Let’s get it out there right off the bat: James Harrison is never going to make it to the Hall of Fame.

That’s not an insult. It’s not a criticism. But it is the likely end result of his professional playing career. I’m not offering an opinion about whether or not I believe that the former Pittsburgh Steelers pass-rusher should or deserves to be in the Hall of Fame, but I find it very unlikely that he will in fact end up there.

Not entirely dissimilar to another Steeler that many diehard fans insist must get into the Hall of Fame in Hines Ward, Harrison’s career statistical output for his era simply doesn’t match up to Canton standards. In contrast to Ward, however, he was certainly the best player at his position for a period of time, and his true productivity period came in a relatively short window in spite of a long career.

But he wasn’t a flash-in-the-pan type like Gayle Sayers. The fact that he spent a decade and a half in the league is representative of the fact that he was only at the height of the game for a relatively brief period of his career, but from 2007 to about 2010 to 2011, there wasn’t another edge defender that I would have chosen over him.

He seemed at the time to have placed himself on a late-career trajectory that could end up with him receiving a bust of his likeness, but that is where things began to go awry. Between 2007 and 2011, Harrison put up 54 sacks and forced 27 fumbles with four interceptions, recording 437 tackles. He was elite in every facet of the game: rush, coverage, and run defense.

But his production trailed off after that. Harrison recorded nine sacks in just 11 games in 2011, but he would never have more than the six sacks he recorded in 13 games during the following season, after which the Steelers released him because he would not accept a pay cut.

He would play one season with the Cincinnati Bengals after that before retiring, only to see his career resurrected when Pittsburgh called upon him to step in for the injured Jarvis Jones later that year. From that point on he would never return to full-time starting snaps until the end of the 2016 season, but it was by then too late.

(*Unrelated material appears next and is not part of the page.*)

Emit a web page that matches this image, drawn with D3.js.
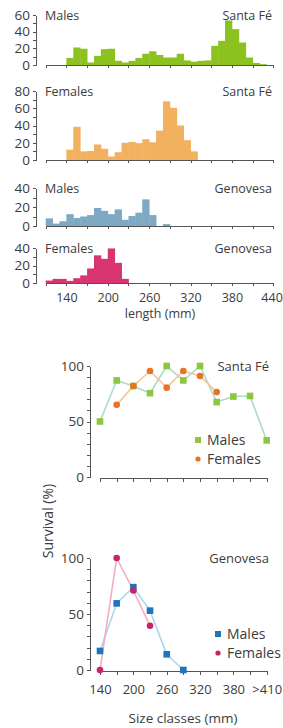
<!DOCTYPE html>
<html><head><meta charset="utf-8">
<script src="https://cdn.jsdelivr.net/npm/d3@7"></script>
<style>
body{margin:0;background:#fff}
svg{display:block}
text{font-family:'Open Sans',sans-serif;fill:#3c3c3c}
.axis path,.axis line{stroke:#555;stroke-width:1;shape-rendering:crispEdges}
</style>
</head><body><svg id="c" width="283" height="728"></svg>
<script>
// ---------- histogram data (10 mm bins, start of bin in mm) ----------
const bins = [110,120,130,140,150,160,170,180,190,200,210,220,230,240,250,260,270,280,290,300,310,320,330,340,350,360,370,380,390,400,410,420,430];
const malesSantaFe   = [0,0,0,8.5,21,19.5,3,11,19,19.5,5,3,5,8.5,13.5,16.5,12,9,9,13.5,5.5,4,5,5.5,23,29,53.5,43,27,9,2.5,1,0];
const femalesSantaFe = [0,0,0,12,38.5,10,10.5,18,13,4,9,20,21,19.5,24,20.5,34,68,60.5,40,23,10,0,0,0,0,0,0,0,0,0,0,0];
const malesGenovesa  = [8,2.5,5,12.5,8.5,10,11.5,19,16,12.5,17.5,6.5,10.5,14,28,11.5,0,2,0,0,0,0,0,0,0,0,0,0,0,0,0,0,0];
const femalesGenovesa= [2.8,4.7,4.7,2.4,5.5,8.7,16.6,31.6,27.6,39.5,23,4.7,0,0,0,0,0,0,0,0,0,0,0,0,0,0,0,0,0,0,0,0,0];
const histTicks = [110,140,170,200,230,260,290,320,350,380,410,440];
const histTickLabels = [140,200,260,320,380,440];

// ---------- survival data ----------
const sizeClasses = ["140","170","200","230","260","290","320","350","380","410",">410"];
const sizeLabels  = ["140","200","260","320","380",">410"];
const survMalesSantaFe   = [50,87,82,75.5,100,87,100,67.5,72.5,73,33];
const survFemalesSantaFe = [null,65,82,95.5,80.5,95.5,91,76.5,null,null,null];
const survMalesGenovesa  = [17,59.5,74,53,14,0,null,null,null,null,null];
const survFemalesGenovesa= [0,100,71,39.5,null,null,null,null,null,null,null];

const svg = d3.select("#c");

// ---------- histograms ----------
const x = d3.scaleLinear().domain([110,440]).range([45.7,273.3]);
const panels = [
  {values:malesSantaFe,   max:60, top:15,  axis:65,  color:"#8cc21f", left:"Males",   right:"Santa Fé", labels:false},
  {values:femalesSantaFe, max:80, top:91,  axis:160, color:"#f2b15f", left:"Females", right:"Santa Fé", labels:false},
  {values:malesGenovesa,  max:40, top:188, axis:226, color:"#7ea8c3", left:"Males",   right:"Genovesa", labels:false},
  {values:femalesGenovesa,max:40, top:248, axis:283, color:"#d8346f", left:"Females", right:"Genovesa", labels:true}
];
panels.forEach(p=>{
  const y = d3.scaleLinear().domain([0,p.max]).range([p.axis,p.top]);
  const g = svg.append("g");
  g.selectAll("rect").data(bins.map((b,i)=>({b,v:p.values[i]})).filter(d=>d.v>0))
    .join("rect")
    .attr("x",d=>x(d.b)).attr("width",d=>x(d.b+10)-x(d.b)+0.4)
    .attr("y",d=>y(d.v)).attr("height",d=>y(0)-y(d.v))
    .attr("fill",p.color);
  const ya = d3.axisLeft(y).tickValues(d3.range(0,p.max+1,10)).tickSize(3).tickSizeOuter(0)
    .tickFormat(d=>d%20===0?d:"");
  const yg = g.append("g").attr("class","axis").attr("transform","translate(36,0)").call(ya);
  yg.selectAll("text").style("font-size","13.5px").attr("x",-6);
  const xa = d3.axisBottom(x).tickValues(histTicks).tickSize(3).tickSizeOuter(0)
    .tickFormat(d=>p.labels && histTickLabels.includes(d)?d:"");
  const xg = g.append("g").attr("class","axis").attr("transform",`translate(0,${p.axis})`).call(xa);
  xg.selectAll("text").style("font-size","12.5px").attr("dy","1.05em")
    .filter(d=>d===440).attr("text-anchor","end").attr("dx","9px");
  g.append("text").attr("x",45).attr("y",p.top+4.5).style("font-size","12.5px").text(p.left);
  g.append("text").attr("x",272).attr("y",p.top+4.5).attr("text-anchor","end").style("font-size","12.5px").text(p.right);
});
svg.append("text").attr("x",160).attr("y",318).attr("text-anchor","middle").style("font-size","12.5px").text("length (mm)");

// ---------- survival charts ----------
const xs = d3.scalePoint().domain(sizeClasses).range([100,266.7]);
const surv = [
  {y0:477, y1:366, males:survMalesSantaFe, females:survFemalesSantaFe,
   mCol:"#8dc63f", mLine:"#addcc4", fCol:"#ea7227", fLine:"#f6c594", title:"Santa Fé",
   leg:[198,440], labels:false},
  {y0:670, y1:558, males:survMalesGenovesa, females:survFemalesGenovesa,
   mCol:"#1f75bb", mLine:"#abd5ef", fCol:"#c6236b", fLine:"#f5abc1", title:"Genovesa",
   leg:[218,634], labels:true}
];
surv.forEach(s=>{
  const y = d3.scaleLinear().domain([0,100]).range([s.y0,s.y1]);
  const g = svg.append("g");
  const ya = d3.axisLeft(y).tickValues(d3.range(0,101,10)).tickSize(3).tickSizeOuter(0)
    .tickFormat(d=>d%50===0?d:"");
  const yg = g.append("g").attr("class","axis").attr("transform","translate(90,0)").call(ya);
  yg.selectAll("text").style("font-size","13.5px").attr("x",-6);
  const xa = d3.axisBottom(xs).tickSize(4).tickSizeOuter(0)
    .tickFormat(d=>s.labels && sizeLabels.includes(d)?d:"");
  const xg = g.append("g").attr("class","axis").attr("transform",`translate(0,${s.y0+1})`).call(xa);
  xg.select(".domain").attr("d",`M${xs(sizeClasses[0])},0H${xs(sizeClasses[sizeClasses.length-1])}`);
  xg.selectAll("text").style("font-size","13px").attr("dy","1.25em");
  const pts = arr => arr.map((v,i)=>({c:sizeClasses[i],v}));
  const line = d3.line().defined(d=>d.v!=null).x(d=>xs(d.c)).y(d=>y(d.v));
  g.append("path").attr("d",line(pts(s.males))).attr("fill","none").attr("stroke",s.mLine).attr("stroke-width",1.6);
  g.append("path").attr("d",line(pts(s.females))).attr("fill","none").attr("stroke",s.fLine).attr("stroke-width",1.6);
  g.selectAll(".m").data(pts(s.males).filter(d=>d.v!=null)).join("rect")
    .attr("x",d=>xs(d.c)-3.3).attr("y",d=>y(d.v)-3.3).attr("width",6.6).attr("height",6.6).attr("fill",s.mCol);
  g.selectAll(".f").data(pts(s.females).filter(d=>d.v!=null)).join("circle")
    .attr("cx",d=>xs(d.c)).attr("cy",d=>y(d.v)).attr("r",3.3).attr("fill",s.fCol);
  g.append("text").attr("x",269).attr("y",s.y1+5).attr("text-anchor","end").style("font-size","13px").text(s.title);
  // legend
  const [lx,ly] = s.leg;
  g.append("rect").attr("x",lx-3).attr("y",ly-3).attr("width",6).attr("height",6).attr("fill",s.mCol);
  g.append("text").attr("x",lx+9).attr("y",ly+5).style("font-size","14px").text("Males");
  g.append("circle").attr("cx",lx).attr("cy",ly+19).attr("r",2.6).attr("fill",s.fCol);
  g.append("text").attr("x",lx+9).attr("y",ly+24).style("font-size","14px").text("Females");
});
svg.append("text").attr("transform","translate(53,521) rotate(-90)").attr("text-anchor","middle")
  .style("font-size","14px").text("Survival (%)");
svg.append("text").attr("x",183).attr("y",723).attr("text-anchor","middle").style("font-size","13.5px").text("Size classes (mm)");
</script></body></html>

He may have continued to supply a few highlights in the twilight of his career between 2012 and this past season, with the sack of Alex Smith while still with the Steelers this past season being a fitting bookmark to his career, but he would never return fully to his Hall-of-Fame-worthy form.

It doesn’t help his case that he spent his first several seasons as an afterthought, bouncing from team to team, and even continent to continent, before sticking as a special teamer in 2004. He had an excellent career, and one that it could be reasonably argued that is worthy of enshrinement. But that is not likely to be the end he will receive, even if I would like to be wrong.